* CHALLENGE
Return the lines from the line containing "Emit a web page" through the line containing "const yTicks = [0, 25, 50, 75, 100];" exactly. No other line should appear in the answer.

(Stored data entries)
-=-=-=-=-
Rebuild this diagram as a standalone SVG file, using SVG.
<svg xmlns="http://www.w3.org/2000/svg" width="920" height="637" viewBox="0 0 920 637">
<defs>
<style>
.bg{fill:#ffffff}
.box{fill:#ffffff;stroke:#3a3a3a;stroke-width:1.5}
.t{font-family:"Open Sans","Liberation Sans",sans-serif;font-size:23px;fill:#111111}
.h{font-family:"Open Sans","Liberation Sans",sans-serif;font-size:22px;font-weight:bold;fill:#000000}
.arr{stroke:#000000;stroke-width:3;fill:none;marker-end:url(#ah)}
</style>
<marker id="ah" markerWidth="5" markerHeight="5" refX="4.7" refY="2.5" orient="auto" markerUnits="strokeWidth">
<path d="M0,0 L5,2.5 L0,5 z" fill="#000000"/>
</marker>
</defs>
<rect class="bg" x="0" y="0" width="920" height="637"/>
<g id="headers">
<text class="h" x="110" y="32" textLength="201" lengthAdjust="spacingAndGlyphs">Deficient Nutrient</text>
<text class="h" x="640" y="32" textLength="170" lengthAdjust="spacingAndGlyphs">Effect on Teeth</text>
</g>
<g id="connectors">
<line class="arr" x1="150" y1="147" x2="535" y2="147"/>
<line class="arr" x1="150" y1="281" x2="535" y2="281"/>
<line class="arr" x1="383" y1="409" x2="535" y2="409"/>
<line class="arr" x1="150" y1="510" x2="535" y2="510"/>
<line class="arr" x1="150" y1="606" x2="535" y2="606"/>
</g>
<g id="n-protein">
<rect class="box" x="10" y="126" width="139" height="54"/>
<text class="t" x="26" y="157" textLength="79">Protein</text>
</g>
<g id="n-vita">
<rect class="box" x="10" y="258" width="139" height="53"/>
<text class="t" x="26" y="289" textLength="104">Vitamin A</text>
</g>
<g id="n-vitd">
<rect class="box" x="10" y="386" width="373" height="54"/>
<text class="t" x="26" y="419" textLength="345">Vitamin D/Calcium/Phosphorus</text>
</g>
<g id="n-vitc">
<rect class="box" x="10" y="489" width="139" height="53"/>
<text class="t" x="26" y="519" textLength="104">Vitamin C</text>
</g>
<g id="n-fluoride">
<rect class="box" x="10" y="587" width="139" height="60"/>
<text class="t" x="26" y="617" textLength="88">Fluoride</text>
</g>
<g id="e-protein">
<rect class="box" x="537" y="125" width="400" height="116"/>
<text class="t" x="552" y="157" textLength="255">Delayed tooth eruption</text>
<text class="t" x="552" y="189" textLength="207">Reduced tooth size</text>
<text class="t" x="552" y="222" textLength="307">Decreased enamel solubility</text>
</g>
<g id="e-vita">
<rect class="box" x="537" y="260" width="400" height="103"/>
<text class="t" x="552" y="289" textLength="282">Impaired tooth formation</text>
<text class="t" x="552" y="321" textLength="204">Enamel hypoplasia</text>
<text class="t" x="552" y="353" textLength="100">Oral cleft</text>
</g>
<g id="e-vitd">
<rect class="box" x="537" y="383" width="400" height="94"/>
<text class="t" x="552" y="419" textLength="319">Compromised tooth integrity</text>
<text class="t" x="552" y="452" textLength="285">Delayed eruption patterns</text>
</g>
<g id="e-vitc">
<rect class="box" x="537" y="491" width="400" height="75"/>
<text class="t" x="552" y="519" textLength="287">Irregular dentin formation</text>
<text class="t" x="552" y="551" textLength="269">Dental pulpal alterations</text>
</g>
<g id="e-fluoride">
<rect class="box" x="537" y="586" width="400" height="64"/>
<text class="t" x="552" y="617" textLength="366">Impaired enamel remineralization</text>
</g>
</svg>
-=-=-=-=-
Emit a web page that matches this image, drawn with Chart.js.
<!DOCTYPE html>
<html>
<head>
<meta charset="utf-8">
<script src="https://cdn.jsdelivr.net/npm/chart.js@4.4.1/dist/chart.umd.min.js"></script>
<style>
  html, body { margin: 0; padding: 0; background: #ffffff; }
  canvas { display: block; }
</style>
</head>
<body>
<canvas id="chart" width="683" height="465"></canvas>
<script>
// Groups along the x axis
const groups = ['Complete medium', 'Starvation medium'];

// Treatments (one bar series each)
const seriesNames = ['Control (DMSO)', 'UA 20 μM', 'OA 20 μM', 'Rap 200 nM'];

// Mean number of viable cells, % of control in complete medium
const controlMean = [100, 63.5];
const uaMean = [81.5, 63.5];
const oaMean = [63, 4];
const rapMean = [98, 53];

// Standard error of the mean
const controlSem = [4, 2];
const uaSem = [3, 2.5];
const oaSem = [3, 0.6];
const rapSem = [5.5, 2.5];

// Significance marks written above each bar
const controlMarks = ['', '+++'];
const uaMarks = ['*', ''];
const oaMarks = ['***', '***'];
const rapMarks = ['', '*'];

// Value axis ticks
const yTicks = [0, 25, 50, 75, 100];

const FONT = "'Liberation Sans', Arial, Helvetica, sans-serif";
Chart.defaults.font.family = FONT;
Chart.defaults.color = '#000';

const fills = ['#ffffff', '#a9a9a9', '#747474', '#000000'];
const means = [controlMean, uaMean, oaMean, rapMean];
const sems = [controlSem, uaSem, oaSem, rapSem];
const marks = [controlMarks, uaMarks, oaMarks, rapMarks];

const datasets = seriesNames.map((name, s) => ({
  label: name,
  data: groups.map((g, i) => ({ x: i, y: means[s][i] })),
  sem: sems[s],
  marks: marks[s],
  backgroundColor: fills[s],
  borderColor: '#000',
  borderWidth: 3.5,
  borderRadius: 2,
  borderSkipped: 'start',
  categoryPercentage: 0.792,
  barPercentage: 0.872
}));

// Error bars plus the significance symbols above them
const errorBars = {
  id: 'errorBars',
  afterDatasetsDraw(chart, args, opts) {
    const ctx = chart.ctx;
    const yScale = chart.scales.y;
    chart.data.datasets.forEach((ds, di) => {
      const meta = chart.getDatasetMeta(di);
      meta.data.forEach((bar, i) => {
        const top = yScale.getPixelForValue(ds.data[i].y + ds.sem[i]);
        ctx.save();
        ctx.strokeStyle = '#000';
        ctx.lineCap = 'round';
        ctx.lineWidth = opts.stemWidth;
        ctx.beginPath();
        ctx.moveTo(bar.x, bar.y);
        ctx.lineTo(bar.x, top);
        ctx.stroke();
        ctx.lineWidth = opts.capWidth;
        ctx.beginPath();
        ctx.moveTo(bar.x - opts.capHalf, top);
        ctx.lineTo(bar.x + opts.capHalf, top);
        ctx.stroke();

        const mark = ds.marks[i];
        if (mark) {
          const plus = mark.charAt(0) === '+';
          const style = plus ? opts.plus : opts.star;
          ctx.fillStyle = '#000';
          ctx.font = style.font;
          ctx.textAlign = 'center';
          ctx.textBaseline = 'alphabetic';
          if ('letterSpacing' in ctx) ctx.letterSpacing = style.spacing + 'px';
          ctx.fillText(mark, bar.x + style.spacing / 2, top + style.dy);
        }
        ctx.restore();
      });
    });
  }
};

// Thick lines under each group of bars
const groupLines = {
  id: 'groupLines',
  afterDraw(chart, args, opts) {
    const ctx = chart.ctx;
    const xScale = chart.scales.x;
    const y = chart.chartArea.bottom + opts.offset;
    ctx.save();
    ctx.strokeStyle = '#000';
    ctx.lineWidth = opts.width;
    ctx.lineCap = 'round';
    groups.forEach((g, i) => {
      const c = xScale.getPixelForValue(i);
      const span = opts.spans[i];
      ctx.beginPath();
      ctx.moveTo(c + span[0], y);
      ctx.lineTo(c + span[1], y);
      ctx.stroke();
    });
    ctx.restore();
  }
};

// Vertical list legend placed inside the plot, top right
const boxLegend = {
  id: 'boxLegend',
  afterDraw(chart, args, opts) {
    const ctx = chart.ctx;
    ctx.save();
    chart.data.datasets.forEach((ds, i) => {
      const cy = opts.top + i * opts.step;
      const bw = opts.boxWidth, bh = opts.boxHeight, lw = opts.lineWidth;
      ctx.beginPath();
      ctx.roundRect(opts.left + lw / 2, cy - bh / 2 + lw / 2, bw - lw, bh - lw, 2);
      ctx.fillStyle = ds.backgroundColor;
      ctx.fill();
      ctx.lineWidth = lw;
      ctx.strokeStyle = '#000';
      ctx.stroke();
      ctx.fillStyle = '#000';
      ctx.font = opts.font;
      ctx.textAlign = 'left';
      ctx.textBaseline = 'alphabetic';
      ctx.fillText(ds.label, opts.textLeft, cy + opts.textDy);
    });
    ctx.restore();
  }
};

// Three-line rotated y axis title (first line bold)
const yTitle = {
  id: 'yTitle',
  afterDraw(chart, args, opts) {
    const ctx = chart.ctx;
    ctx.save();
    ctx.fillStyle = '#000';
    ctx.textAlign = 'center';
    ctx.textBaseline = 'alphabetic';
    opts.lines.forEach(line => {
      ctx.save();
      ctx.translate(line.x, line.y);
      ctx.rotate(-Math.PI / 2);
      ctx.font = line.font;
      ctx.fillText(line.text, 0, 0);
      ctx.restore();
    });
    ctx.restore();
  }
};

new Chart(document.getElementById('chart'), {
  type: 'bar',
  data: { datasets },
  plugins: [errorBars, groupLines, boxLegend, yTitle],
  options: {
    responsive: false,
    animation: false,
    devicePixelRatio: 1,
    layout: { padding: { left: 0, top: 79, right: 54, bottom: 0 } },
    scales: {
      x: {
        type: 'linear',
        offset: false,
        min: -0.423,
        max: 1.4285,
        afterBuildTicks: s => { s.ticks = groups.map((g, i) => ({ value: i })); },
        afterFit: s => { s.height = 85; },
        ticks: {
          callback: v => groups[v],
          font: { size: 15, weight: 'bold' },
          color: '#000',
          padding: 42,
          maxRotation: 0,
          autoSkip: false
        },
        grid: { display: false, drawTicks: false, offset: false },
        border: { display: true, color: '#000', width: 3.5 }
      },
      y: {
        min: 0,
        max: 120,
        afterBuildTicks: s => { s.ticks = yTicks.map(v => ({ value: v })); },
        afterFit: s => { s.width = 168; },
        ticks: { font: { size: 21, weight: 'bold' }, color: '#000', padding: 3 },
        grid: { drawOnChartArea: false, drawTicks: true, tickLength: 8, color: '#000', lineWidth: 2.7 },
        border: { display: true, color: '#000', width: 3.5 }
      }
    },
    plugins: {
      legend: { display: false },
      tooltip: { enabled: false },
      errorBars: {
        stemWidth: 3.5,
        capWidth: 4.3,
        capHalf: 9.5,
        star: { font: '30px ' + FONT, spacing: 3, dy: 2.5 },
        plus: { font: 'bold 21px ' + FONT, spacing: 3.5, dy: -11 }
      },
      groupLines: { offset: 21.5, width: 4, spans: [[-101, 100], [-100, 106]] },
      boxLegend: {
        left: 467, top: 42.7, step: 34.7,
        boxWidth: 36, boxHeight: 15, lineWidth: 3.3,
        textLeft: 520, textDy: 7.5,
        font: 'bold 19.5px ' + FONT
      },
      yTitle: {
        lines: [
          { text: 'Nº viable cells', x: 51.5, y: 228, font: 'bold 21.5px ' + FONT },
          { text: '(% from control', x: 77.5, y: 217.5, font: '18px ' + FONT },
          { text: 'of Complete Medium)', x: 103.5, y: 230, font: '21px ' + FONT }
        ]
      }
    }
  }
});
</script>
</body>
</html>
-=-=-=-=-
* IN RESPONSE
Emit a web page that matches this image, drawn with Chart.js.
<!DOCTYPE html>
<html>
<head>
<meta charset="utf-8">
<script src="https://cdn.jsdelivr.net/npm/chart.js@4.4.1/dist/chart.umd.min.js"></script>
<style>
  html, body { margin: 0; padding: 0; background: #ffffff; }
  canvas { display: block; }
</style>
</head>
<body>
<canvas id="chart" width="683" height="465"></canvas>
<script>
// Groups along the x axis
const groups = ['Complete medium', 'Starvation medium'];

// Treatments (one bar series each)
const seriesNames = ['Control (DMSO)', 'UA 20 μM', 'OA 20 μM', 'Rap 200 nM'];

// Mean number of viable cells, % of control in complete medium
const controlMean = [100, 63.5];
const uaMean = [81.5, 63.5];
const oaMean = [63, 4];
const rapMean = [98, 53];

// Standard error of the mean
const controlSem = [4, 2];
const uaSem = [3, 2.5];
const oaSem = [3, 0.6];
const rapSem = [5.5, 2.5];

// Significance marks written above each bar
const controlMarks = ['', '+++'];
const uaMarks = ['*', ''];
const oaMarks = ['***', '***'];
const rapMarks = ['', '*'];

// Value axis ticks
const yTicks = [0, 25, 50, 75, 100];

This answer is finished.